Here are some of the issues encountered during development and their solutions, documented for posterity.
-
The most recent version of Docker did not work on JetPack 6.2. Something about the iptable 'raw' not existing. Nvidia's suggested solution was to recompile the kernel, but we opted to downgrade to docker 27.3.0 instead. Works just fine.
-
The webcam used does not have Linux drivers. It can take images, but we could not seem to capture images in higher resolution than 640x480. This was not a problem since the model was not trained at high resolution, but could be worth keeping in mind for further development.
-
Taking pictures with a usb webcam from python was more complicated than expected. We could not find any convenient way to take a single photo from within python. Rather, a video stream had to be started, and a frame grabbed from that stream. However, opening a stream every time an image is to be taken introduces significant latency, as the video stream takes ~0.5 seconds to start (likely because the camera has to wake up). To solve this, a single video stream was kept running at all times. OpenCV's VideoCapture captures all frames and places them on a buffer, from which the frames have to be retrieved in the order they were captured. To avoid the buffer growing unreasonably large, and to make the newest frame is always retrieved, a thread was set up to continually retrieve and discard frames from the buffer.
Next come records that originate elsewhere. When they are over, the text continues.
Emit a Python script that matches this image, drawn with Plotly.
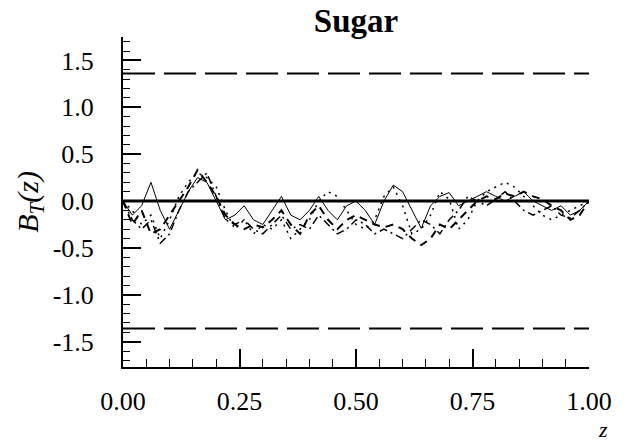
import plotly.graph_objects as go

z = [round(i * 0.02, 2) for i in range(51)]

series_solid = [0, -0.15, -0.05, 0.2, -0.1, -0.3, -0.1, 0.1, 0.25, 0.2, 0.0,
                -0.2, -0.15, -0.05, -0.2, -0.25, -0.1, 0.05, -0.15, -0.2, -0.1,
                0.05, -0.1, -0.2, -0.05, 0.0, -0.1, -0.25, 0.0, 0.17, 0.1,
                -0.1, -0.29, -0.05, 0.05, 0.09, -0.05, 0.0, 0.05, 0.1, 0.05,
                0.0, 0.05, 0.1, 0.0, -0.05, -0.1, -0.05, -0.15, -0.1, 0.0]
series_dash = [0, -0.25, -0.1, -0.35, -0.3, -0.15, 0.0, 0.15, 0.33, 0.2, 0.05,
               -0.15, -0.25, -0.3, -0.25, -0.28, -0.2, -0.1, -0.25, -0.35, -0.15,
               -0.05, -0.2, -0.3, -0.2, -0.15, -0.2, -0.25, -0.28, -0.25, -0.3,
               -0.4, -0.47, -0.4, -0.25, -0.3, -0.2, -0.1, 0.0, 0.05, 0.02,
               0.08, 0.05, 0.1, 0.05, 0.02, -0.05, -0.1, -0.2, -0.15, 0.0]
series_dot = [0, -0.1, -0.25, -0.15, -0.4, -0.2, 0.05, 0.2, 0.3, 0.25, 0.15,
              -0.1, -0.3, -0.2, -0.35, -0.25, -0.3, -0.2, -0.4, -0.3, -0.2,
              0.0, 0.1, 0.05, -0.1, -0.25, -0.3, -0.2, 0.05, 0.15, -0.05,
              -0.35, -0.3, -0.15, 0.1, 0.02, -0.3, -0.2, 0.0, 0.1, 0.15,
              0.2, 0.15, 0.05, -0.05, -0.15, -0.2, -0.15, -0.1, -0.05, 0.0]
series_dashdot = [0, -0.2, -0.3, -0.2, -0.45, -0.35, -0.1, 0.1, 0.2, 0.3, 0.05,
                  -0.2, -0.25, -0.2, -0.3, -0.35, -0.25, -0.15, -0.3, -0.25, -0.3,
                  -0.15, -0.25, -0.35, -0.3, -0.2, -0.25, -0.35, -0.3, -0.35, -0.4,
                  -0.3, -0.2, -0.25, -0.35, -0.2, -0.1, 0.05, 0.0, -0.05, 0.02,
                  0.1, 0.0, -0.1, -0.15, -0.1, -0.05, -0.15, -0.18, -0.1, 0.0]

crit = 1.36
x_ticks = [0, 0.25, 0.5, 0.75, 1.0]
x_labels = ["0.00", "0.25", "0.50", "0.75", "1.00"]
y_ticks = [-1.5, -1.0, -0.5, 0.0, 0.5, 1.0, 1.5]
y_labels = ["-1.5", "-1.0", "-0.5", "0.0", "0.5", "1.0", "1.5"]

fig = go.Figure()
fig.add_trace(go.Scatter(x=[0, 1], y=[crit, crit], mode="lines",
                         line=dict(color="black", width=2, dash="32px,9px")))
fig.add_trace(go.Scatter(x=[0, 1], y=[-crit, -crit], mode="lines",
                         line=dict(color="black", width=2, dash="32px,9px")))
fig.add_trace(go.Scatter(x=[0, 1.015], y=[0, 0], mode="lines",
                         line=dict(color="black", width=3), cliponaxis=False))
fig.add_trace(go.Scatter(x=z, y=series_solid, mode="lines",
                         line=dict(color="black", width=1)))
fig.add_trace(go.Scatter(x=z, y=series_dash, mode="lines",
                         line=dict(color="black", width=2, dash="8px,6px")))
fig.add_trace(go.Scatter(x=z, y=series_dot, mode="lines",
                         line=dict(color="black", width=1.5, dash="2px,5px")))
fig.add_trace(go.Scatter(x=z, y=series_dashdot, mode="lines",
                         line=dict(color="black", width=1.5, dash="8px,4px,2px,4px")))

font = "Liberation Serif, Times New Roman, serif"
fig.update_layout(
    width=632, height=445,
    margin=dict(l=123, r=43, t=37, b=78),
    paper_bgcolor="white", plot_bgcolor="white",
    showlegend=False,
    font=dict(family=font, color="black", size=26),
    title=dict(text="<b>Sugar</b>", x=0.5, xanchor="center", xref="paper",
               y=0.98, yanchor="top", font=dict(size=33, family=font)),
)
fig.update_xaxes(range=[0, 1], showgrid=False, zeroline=False,
                 showline=True, linewidth=2, linecolor="black",
                 tickmode="array", tickvals=x_ticks, ticktext=x_labels,
                 ticks="inside", ticklen=18, tickwidth=1.5, tickcolor="black",
                 minor=dict(dtick=0.05, ticks="inside", ticklen=8,
                            tickwidth=1, tickcolor="black"),
                 ticklabelstandoff=10)
fig.update_yaxes(range=[-1.77, 1.75], showgrid=False, zeroline=False,
                 showline=True, linewidth=2, linecolor="black",
                 tickmode="array", tickvals=y_ticks, ticktext=y_labels,
                 ticks="inside", ticklen=18, tickwidth=1.5, tickcolor="black",
                 minor=dict(dtick=0.1, ticks="inside", ticklen=7,
                            tickwidth=1, tickcolor="black"),
                 ticklabelstandoff=22)
fig.add_annotation(text="<i>B</i><sub><i>T</i></sub><i>(z)</i>", xref="paper", yref="paper",
                   x=-0.2, y=0.5, textangle=-90, showarrow=False,
                   xanchor="center", yanchor="middle",
                   font=dict(size=30, family=font))
fig.add_annotation(text="<i>z</i>", xref="paper", yref="paper",
                   x=1.03, y=-0.232, showarrow=False, xanchor="center", yanchor="bottom",
                   font=dict(size=22, family=font))

fig.write_html("out.html")
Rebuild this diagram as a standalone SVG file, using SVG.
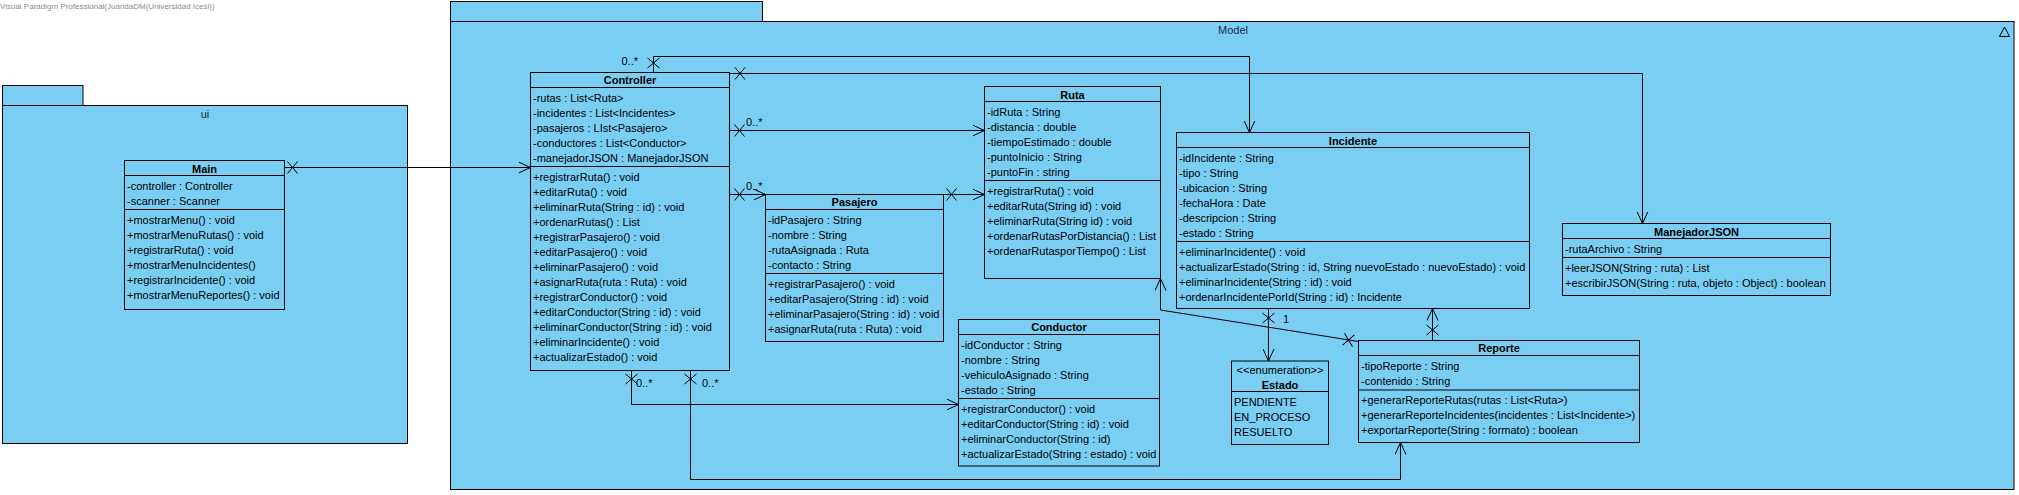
<svg xmlns="http://www.w3.org/2000/svg" xmlns:xlink="http://www.w3.org/1999/xlink" width="2019" height="495" viewBox="0 0 2019 495">
<style>
.pkg{fill:#7ACEF4;stroke:#000;stroke-width:1}
.cls{fill:#7ACEF4;stroke:#000;stroke-width:1}
.sep{stroke:#000;stroke-width:1;fill:none}
text{font-family:"Liberation Sans",Arial,sans-serif;font-size:11px;fill:#000}
.nm{font-weight:bold;text-anchor:middle}
.ctr{text-anchor:middle}
.plbl{font-size:11px;fill:#1a2a3a;text-anchor:middle}
.wm{font-size:8px;fill:#8c8c8c}
.ln{fill:none;stroke:#000;stroke-width:1;marker-end:url(#arr)}
.xm{fill:none;stroke:#000;stroke-width:1}
</style>
<defs>
<marker id="arr" viewBox="0 0 12 12" markerWidth="12" markerHeight="12" refX="12" refY="6" orient="auto" markerUnits="userSpaceOnUse">
<path d="M0,0.5 L12,6 L0,11.5" fill="none" stroke="#000" stroke-width="1"/>
</marker>
<path id="xm" class="xm" d="M-5,-6 L5,6 M-5,6 L5,-6"/>
</defs>

<text class="wm" x="0" y="9">Visual Paradigm Professional(JuandaDM(Universidad Icesi))</text>

<g id="pkg-ui">
<rect class="pkg" x="2.5" y="85.5" width="80.5" height="20"/>
<rect class="pkg" x="2.5" y="105.5" width="405" height="338"/>
<text class="plbl" x="205" y="118">ui</text>
</g>

<g id="pkg-model">
<rect class="pkg" x="450.5" y="1.5" width="312" height="20"/>
<rect class="pkg" x="450.5" y="21.5" width="1563.5" height="468"/>
<text class="plbl" x="1233" y="34">Model</text>
<path d="M1999.5,36.5 L2009.5,36.5 L2004.5,27 Z" fill="none" stroke="#000" stroke-width="1"/>
</g>

<g id="Main">
<rect class="cls" x="124.5" y="160.5" width="160" height="149"/>
<line class="sep" x1="124.5" y1="175.5" x2="284.5" y2="175.5"/>
<line class="sep" x1="124.5" y1="209.5" x2="284.5" y2="209.5"/>
<text class="nm" x="204.5" y="173">Main</text>
<text x="127" y="190">-controller : Controller</text>
<text x="127" y="205">-scanner : Scanner</text>
<text x="127" y="224">+mostrarMenu() : void</text>
<text x="127" y="239">+mostrarMenuRutas() : void</text>
<text x="127" y="254">+registrarRuta() : void</text>
<text x="127" y="269">+mostrarMenuIncidentes()</text>
<text x="127" y="284">+registrarIncidente() : void</text>
<text x="127" y="299">+mostrarMenuReportes() : void</text>
</g>

<g id="Controller">
<rect class="cls" x="530.5" y="72.5" width="199" height="298"/>
<line class="sep" x1="530.5" y1="87.5" x2="729.5" y2="87.5"/>
<line class="sep" x1="530.5" y1="166.5" x2="729.5" y2="166.5"/>
<text class="nm" x="630" y="84">Controller</text>
<text x="533" y="102">-rutas : List&lt;Ruta&gt;</text>
<text x="533" y="117">-incidentes : List&lt;Incidentes&gt;</text>
<text x="533" y="132">-pasajeros : LIst&lt;Pasajero&gt;</text>
<text x="533" y="147">-conductores : List&lt;Conductor&gt;</text>
<text x="533" y="162">-manejadorJSON : ManejadorJSON</text>
<text x="533" y="181">+registrarRuta() : void</text>
<text x="533" y="196">+editarRuta() : void</text>
<text x="533" y="211">+eliminarRuta(String : id) : void</text>
<text x="533" y="226">+ordenarRutas() : List</text>
<text x="533" y="241">+registrarPasajero() : void</text>
<text x="533" y="256">+editarPasajero() : void</text>
<text x="533" y="271">+eliminarPasajero() : void</text>
<text x="533" y="286">+asignarRuta(ruta : Ruta) : void</text>
<text x="533" y="301">+registrarConductor() : void</text>
<text x="533" y="316">+editarConductor(String : id) : void</text>
<text x="533" y="331">+eliminarConductor(String : id) : void</text>
<text x="533" y="346">+eliminarIncidente() : void</text>
<text x="533" y="361">+actualizarEstado() : void</text>
</g>

<g id="Pasajero">
<rect class="cls" x="765.5" y="194.5" width="178" height="147"/>
<line class="sep" x1="765.5" y1="209.5" x2="943.5" y2="209.5"/>
<line class="sep" x1="765.5" y1="273.5" x2="943.5" y2="273.5"/>
<text class="nm" x="854.5" y="206">Pasajero</text>
<text x="768" y="224">-idPasajero : String</text>
<text x="768" y="239">-nombre : String</text>
<text x="768" y="254">-rutaAsignada : Ruta</text>
<text x="768" y="269">-contacto : String</text>
<text x="768" y="288">+registrarPasajero() : void</text>
<text x="768" y="303">+editarPasajero(String : id) : void</text>
<text x="768" y="318">+eliminarPasajero(String : id) : void</text>
<text x="768" y="333">+asignarRuta(ruta : Ruta) : void</text>
</g>

<g id="Ruta">
<rect class="cls" x="984.5" y="86.5" width="176" height="192"/>
<line class="sep" x1="984.5" y1="101.5" x2="1160.5" y2="101.5"/>
<line class="sep" x1="984.5" y1="180.5" x2="1160.5" y2="180.5"/>
<text class="nm" x="1072.5" y="98.5">Ruta</text>
<text x="987" y="116">-idRuta : String</text>
<text x="987" y="131">-distancia : double</text>
<text x="987" y="146">-tiempoEstimado : double</text>
<text x="987" y="161">-puntoInicio : String</text>
<text x="987" y="176">-puntoFin : string</text>
<text x="987" y="195">+registrarRuta() : void</text>
<text x="987" y="210">+editarRuta(String id) : void</text>
<text x="987" y="225">+eliminarRuta(String id) : void</text>
<text x="987" y="240">+ordenarRutasPorDistancia() : List</text>
<text x="987" y="255">+ordenarRutasporTiempo() : List</text>
</g>

<g id="Incidente">
<rect class="cls" x="1176.5" y="132.5" width="353" height="176"/>
<line class="sep" x1="1176.5" y1="147.5" x2="1529.5" y2="147.5"/>
<line class="sep" x1="1176.5" y1="241.5" x2="1529.5" y2="241.5"/>
<text class="nm" x="1353" y="144.5">Incidente</text>
<text x="1179" y="162">-idIncidente : String</text>
<text x="1179" y="177">-tipo : String</text>
<text x="1179" y="192">-ubicacion : String</text>
<text x="1179" y="207">-fechaHora : Date</text>
<text x="1179" y="222">-descripcion : String</text>
<text x="1179" y="237">-estado : String</text>
<text x="1179" y="256">+eliminarIncidente() : void</text>
<text x="1179" y="271">+actualizarEstado(String : id, String nuevoEstado : nuevoEstado) : void</text>
<text x="1179" y="286">+eliminarIncidente(String : id) : void</text>
<text x="1179" y="301">+ordenarIncidentePorId(String : id) : Incidente</text>
</g>

<g id="Conductor">
<rect class="cls" x="958.5" y="319.5" width="201" height="146.5"/>
<line class="sep" x1="958.5" y1="334.5" x2="1159.5" y2="334.5"/>
<line class="sep" x1="958.5" y1="398.5" x2="1159.5" y2="398.5"/>
<text class="nm" x="1059" y="331">Conductor</text>
<text x="961" y="349">-idConductor : String</text>
<text x="961" y="364">-nombre : String</text>
<text x="961" y="379">-vehiculoAsignado : String</text>
<text x="961" y="394">-estado : String</text>
<text x="961" y="413">+registrarConductor() : void</text>
<text x="961" y="428">+editarConductor(String : id) : void</text>
<text x="961" y="443">+eliminarConductor(String : id)</text>
<text x="961" y="458">+actualizarEstado(String : estado) : void</text>
</g>

<g id="Estado">
<rect class="cls" x="1231.5" y="361" width="97" height="83.5"/>
<line class="sep" x1="1231.5" y1="391.5" x2="1328.5" y2="391.5"/>
<text class="ctr" x="1280" y="374">&lt;&lt;enumeration&gt;&gt;</text>
<text class="nm" x="1280" y="389">Estado</text>
<text x="1234" y="406">PENDIENTE</text>
<text x="1234" y="421">EN_PROCESO</text>
<text x="1234" y="436">RESUELTO</text>
</g>

<g id="Reporte">
<rect class="cls" x="1358.5" y="340.5" width="281" height="102"/>
<line class="sep" x1="1358.5" y1="355.5" x2="1639.5" y2="355.5"/>
<line class="sep" x1="1358.5" y1="390" x2="1639.5" y2="390"/>
<text class="nm" x="1499" y="352">Reporte</text>
<text x="1361" y="370">-tipoReporte : String</text>
<text x="1361" y="385">-contenido : String</text>
<text x="1361" y="404">+generarReporteRutas(rutas : List&lt;Ruta&gt;)</text>
<text x="1361" y="419">+generarReporteIncidentes(incidentes : List&lt;Incidente&gt;)</text>
<text x="1361" y="434">+exportarReporte(String : formato) : boolean</text>
</g>

<g id="ManejadorJSON">
<rect class="cls" x="1562.5" y="223.5" width="268" height="72"/>
<line class="sep" x1="1562.5" y1="238.5" x2="1830.5" y2="238.5"/>
<line class="sep" x1="1562.5" y1="257.5" x2="1830.5" y2="257.5"/>
<text class="nm" x="1696.5" y="236">ManejadorJSON</text>
<text x="1565" y="253">-rutaArchivo : String</text>
<text x="1565" y="272">+leerJSON(String : ruta) : List</text>
<text x="1565" y="287">+escribirJSON(String : ruta, objeto : Object) : boolean</text>
</g>

<g id="connectors">
<path class="ln" d="M284.5,167.5 H530.5"/>
<use xlink:href="#xm" href="#xm" transform="translate(292.5,167.5)"/>

<path class="ln" d="M653.5,72.5 V56.5 H1249.5 V132.5"/>
<use xlink:href="#xm" href="#xm" transform="translate(653.5,63) rotate(90)"/>
<text x="638" y="65" style="text-anchor:end">0..*</text>

<path class="ln" d="M729.5,73.5 H1642.5 V223.5"/>
<use xlink:href="#xm" href="#xm" transform="translate(740,73.5)"/>

<path class="ln" d="M729.5,130.5 H984.5"/>
<use xlink:href="#xm" href="#xm" transform="translate(739.5,130.5)"/>
<text x="746" y="126">0..*</text>

<path class="ln" d="M729.5,194.5 H765.5"/>
<use xlink:href="#xm" href="#xm" transform="translate(739.5,194.5)"/>
<text x="746" y="190">0..*</text>

<path class="ln" d="M943.5,194.5 H984.5"/>
<use xlink:href="#xm" href="#xm" transform="translate(951.5,194.5)"/>

<path class="ln" d="M1358.5,341.5 L1160.5,310 V278.5"/>
<use xlink:href="#xm" href="#xm" transform="translate(1348.5,340) rotate(9)"/>

<path class="ln" d="M1268.5,308.5 V361"/>
<use xlink:href="#xm" href="#xm" transform="translate(1268.5,318) rotate(90)"/>
<text x="1283" y="323">1</text>

<path class="ln" d="M1432.5,340.5 V308.5"/>
<use xlink:href="#xm" href="#xm" transform="translate(1432.5,330) rotate(90)"/>

<path class="ln" d="M631.5,370.5 V404.5 H958.5"/>
<use xlink:href="#xm" href="#xm" transform="translate(631.5,379) rotate(90)"/>
<text x="636" y="387">0..*</text>

<path class="ln" d="M690.5,370.5 V479.5 H1400.5 V442.5"/>
<use xlink:href="#xm" href="#xm" transform="translate(690.5,379) rotate(90)"/>
<text x="702" y="387">0..*</text>
</g>
</svg>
When an image is to be captured, the next frame to be placed on the buffer will be returned, ensuring low latency. A little inefficient, but it works.
-
Flashing JetPack 6.2 to the Jetson from Marvin (our training computer running Ubuntu 22.04) took some time because of cryptic errors. The problem was that Ubuntu's ufw (uncomplicated firewall) was blocking the connection to the Jetson. To solve this problem, the ufw was temporarily disabled while flashing.
-
We tried doing inference using ONNX and TensorRT, using the built in functions for this in ultralytics. However, we got errors indicating some tensors were of the wrong shape. Solution: stick to PyTorch.
-
Single bits cannot be sent over MQTT. The minimum message size is one byte. Solution: send ASCII representations of
0or1instead. This can be accomplished in python by sending the byte stringb'0'orb'1'. -
Running an inference every few seconds is not intensive enough for the Jetson's iGPU to clock up, increasing inference time. If low latency is desired, the Jetson can be forced to maintain max clocks at all times by running
sudo jetson_clocks. For this initial deployment, this was deemed unnecessary as the inference was fast enough anyway.